[Figure scripts]
────────────────

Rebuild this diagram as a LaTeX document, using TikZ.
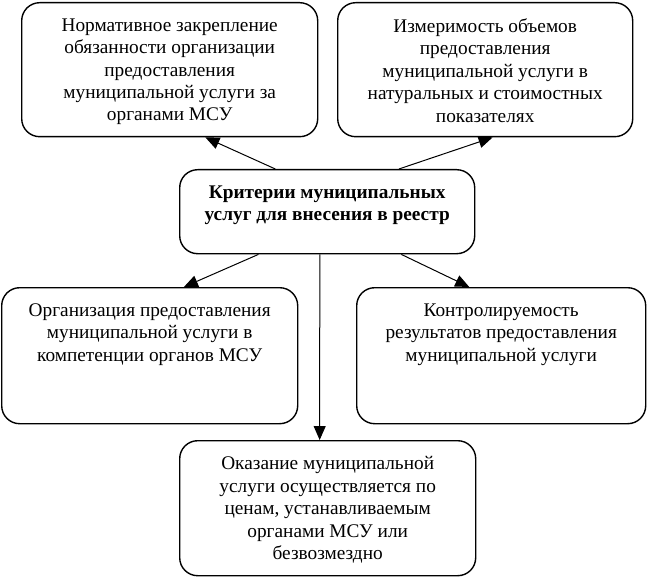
\documentclass[tikz,border=0pt]{standalone}
\usepackage{fontspec}
\setmainfont{Liberation Serif}
\usepackage{xcolor}
\usetikzlibrary{arrows.meta,calc}

\newcommand{\cellbox}[3]{\parbox[t][#2][t]{#1}{\centering\fontsize{19.3pt}{22.4pt}\selectfont\vspace*{16pt}#3}}

\begin{document}
\begin{tikzpicture}[x=1pt, y=-1pt,
    crit/.style={draw, rounded corners=18pt, line width=1.4pt, inner sep=0pt, anchor=north west},
    arr/.style={-{Triangle[length=14pt,width=12pt]}, line width=1pt}]
        \useasboundingbox (0,0) rectangle (647,577);

        \node[crit] (norm) at (21,2) {\cellbox{296pt}{134pt}{Нормативное закрепление\\ обязанности организации\\ предоставления\\ муниципальной услуги за\\ органами МСУ}};
        \node[crit] (izm) at (337,2) {\cellbox{295pt}{134pt}{Измеримость объемов\\ предоставления\\ муниципальной услуги в\\ натуральных и стоимостных\\ показателях}};
        \node[crit] (kriter) at (179,169) {\cellbox{295pt}{84pt}{\bfseries Критерии муниципальных\\ услуг для внесения в реестр}};
        \node[crit] (org) at (1,287) {\cellbox{296pt}{136pt}{Организация предоставления\\ муниципальной услуги в\\ компетенции органов МСУ}};
        \node[crit] (kontr) at (356,287) {\cellbox{289pt}{136pt}{Контролируемость\\ результатов предоставления\\ муниципальной услуги}};
        \node[crit] (okaz) at (179,440) {\cellbox{296pt}{135pt}{Оказание муниципальной\\ услуги осуществляется по\\ ценам, устанавливаемым\\ органами МСУ или\\ безвозмездно}};

        \draw[arr] ($(kriter.north west)!0.325!(kriter.north east)$) -- ($(norm.south west)!0.62!(norm.south east)$);
        \draw[arr] ($(kriter.north west)!0.742!(kriter.north east)$) -- ($(izm.south west)!0.525!(izm.south east)$);
        \draw[arr] ($(kriter.south west)!0.268!(kriter.south east)$) -- ($(org.north west)!0.615!(org.north east)$);
        \draw[arr] ($(kriter.south west)!0.75!(kriter.south east)$) -- ($(kontr.north west)!0.39!(kontr.north east)$);
        \draw[arr] ($(kriter.south west)!0.475!(kriter.south east)$) -- ($(okaz.north west)!0.473!(okaz.north east)$);
    \end{tikzpicture}
\end{document}
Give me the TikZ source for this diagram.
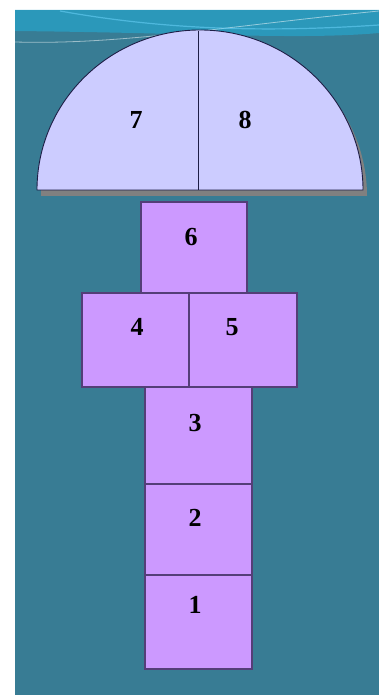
\documentclass[tikz,border=0pt]{standalone}
\usepackage{fontspec}
\setmainfont{Liberation Serif}
\definecolor{bgteal}{RGB}{56,124,148}
\definecolor{swoosh}{RGB}{40,160,196}
\definecolor{domefill}{RGB}{204,204,255}
\definecolor{boxfill}{RGB}{204,153,255}
\definecolor{boxline}{RGB}{84,62,120}
\definecolor{domeline}{RGB}{30,30,70}
\tikzset{
  hopbox/.style={fill=boxfill, draw=boxline, line width=1.3pt},
  dome/.style={fill=domefill, draw=domeline, line width=0.9pt},
  num/.style={font=\bfseries\fontsize{26}{26}\selectfont, inner sep=0pt}
}
\begin{document}
\begin{tikzpicture}[x=1pt, y=1pt]
   \useasboundingbox (0,0) rectangle (379,695);
   \fill[bgteal] (15,0) rectangle (379,685);
   % swooshes at the top
   \fill[swoosh, opacity=0.8] (15,685) -- (379,685) -- (379,662)
      .. controls (300,655) and (200,662) .. (15,664) -- cycle;
   \draw[white, opacity=0.5, line width=0.8pt] (15,653) .. controls (120,650) and (220,668) .. (379,684);
   \draw[cyan!60, opacity=0.6, line width=1.2pt] (60,684) .. controls (160,666) and (260,662) .. (379,670);
   % dome 7|8
   \newdimen\R
   \R=163pt
   \fill[gray] (41,499) arc[start angle=180, end angle=0, x radius=\R, y radius=160pt] -- cycle;
   \draw[dome] (37,505) arc[start angle=180, end angle=0, x radius=\R, y radius=160pt] -- cycle;
   \draw[domeline, line width=0.9pt] (198,664) -- (198,505);
   \foreach \n/\lx in {7/136, 8/245}
     \node[num] (n\n) at (\lx,575) {\n};
   % boxes 1..6
   \foreach \n/\xa/\ya/\xb/\yb/\lx/\ly in
     { 6/141/493/247/402/191/458,
       4/82/402/189/308/137/368,
       5/189/402/297/308/232/368,
       3/145/308/252/211/195/272,
       2/145/211/252/120/195/177,
       1/145/120/252/26/195/90
     }
     {
     \draw[hopbox] (\xa,\ya) rectangle (\xb,\yb);
     \node[num] (n\n) at (\lx,\ly) {\n};
     }
\end{tikzpicture}
\end{document}
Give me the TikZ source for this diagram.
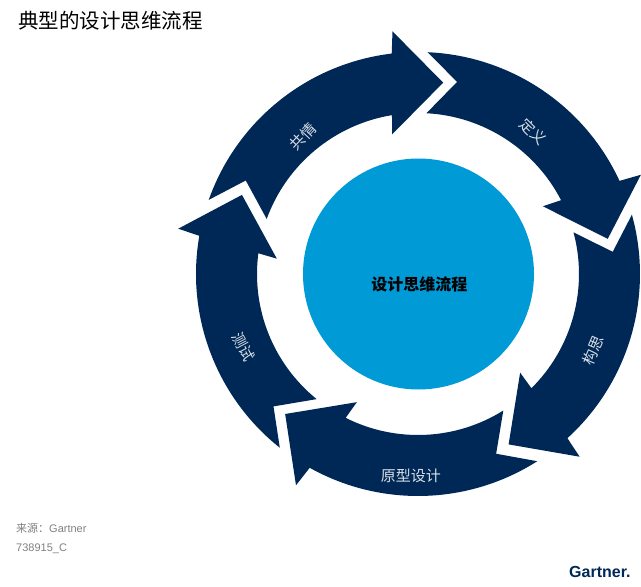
\documentclass[tikz,border=0pt]{standalone}
\usepackage{fontspec}
\setmainfont{Liberation Sans}
\newfontfamily\cjk{Noto Sans CJK SC}
\usetikzlibrary{positioning}
\definecolor{gartnernavy}{HTML}{002856}
\definecolor{gartnerblue}{HTML}{009AD7}
\definecolor{notegray}{HTML}{7F7F7F}

\begin{document}
\begin{tikzpicture}[
    x=1pt,y=1pt,
    steplabel/.style={text=white!85!gartnernavy,inner sep=0pt,font=\cjk\fontsize{15}{15}\selectfont},
    note/.style={anchor=west,inner sep=0pt,text=notegray,font=\fontsize{11}{11}\selectfont}
  ]
    % Page frame, origin at the centre of the ring
    \useasboundingbox (-418,-313) rectangle (223,274);

    % Ring of five arrows (the other two values nudge arrow head and tail)
    \foreach \a/\h/\t in {0/0/1,-72/0/0,-144/-0.5/0,-216/0/-1,-288/1.3/0} {
      \fill[gartnernavy] (\a+\t+159.5:222) arc[start angle=\a+\t+159.5,end angle=\a+\h+96.8,radius=222]
        -- (\a+\h+96:244) -- (\a+\h+82.5:193) -- (\a+\h+100.5:142) -- (\a+\h+99.3:161)
        arc[start angle=\a+\h+99.3,end angle=\a+\t+159,radius=161] -- (\a+\t+150.5:196) -- cycle;
    }

    % Centre
    \node[circle,fill=gartnerblue,minimum size=231pt,inner sep=0pt] (hub) at (0.5,0) {};
    \node[inner sep=0pt,font=\cjk\bfseries\fontsize{16}{16}\selectfont] (hublabel) at (1.5,-10) {设计思维流程};

    % Step labels
    \node[steplabel,rotate=47] (empathize) at (130:179) {共情};
    \node[steplabel,rotate=-45] (define) at (51:183) {定义};
    \node[steplabel,rotate=67] (ideate) at (-23.5:191) {构思};
    \node[steplabel] (prototype) at (-92:202) {原型设计};
    \node[steplabel,rotate=-62] (test) at (202.8:189) {测试};

    % Title and footer
    \node[anchor=west,inner sep=0pt,font=\cjk\fontsize{20.5}{20.5}\selectfont] (title) at (-400,253) {典型的设计思维流程};
    \node[note] (source) at (-402,-254) {{\cjk 来源：}Gartner};
    \node[note] (docid) at (-402,-275) {738915\_C};
    \node[anchor=west,inner sep=0pt,text=gartnernavy,font=\bfseries\fontsize{16}{16}\selectfont] (logo) at (151,-298) {Gartner.};
  \end{tikzpicture}
\end{document}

────────────────

WRITTEN TASK –
Write out an exact copy of the listing, first line through the line containing "(0,0) rectangle (647,577);", with the pictures left out.

RESULT OF THE TASK –
Rebuild this diagram as a LaTeX document, using TikZ.
\documentclass[tikz,border=0pt]{standalone}
\usepackage{fontspec}
\setmainfont{Liberation Serif}
\usepackage{xcolor}
\usetikzlibrary{arrows.meta,calc}

\newcommand{\cellbox}[3]{\parbox[t][#2][t]{#1}{\centering\fontsize{19.3pt}{22.4pt}\selectfont\vspace*{16pt}#3}}

\begin{document}
\begin{tikzpicture}[x=1pt, y=-1pt,
    crit/.style={draw, rounded corners=18pt, line width=1.4pt, inner sep=0pt, anchor=north west},
    arr/.style={-{Triangle[length=14pt,width=12pt]}, line width=1pt}]
        \useasboundingbox (0,0) rectangle (647,577);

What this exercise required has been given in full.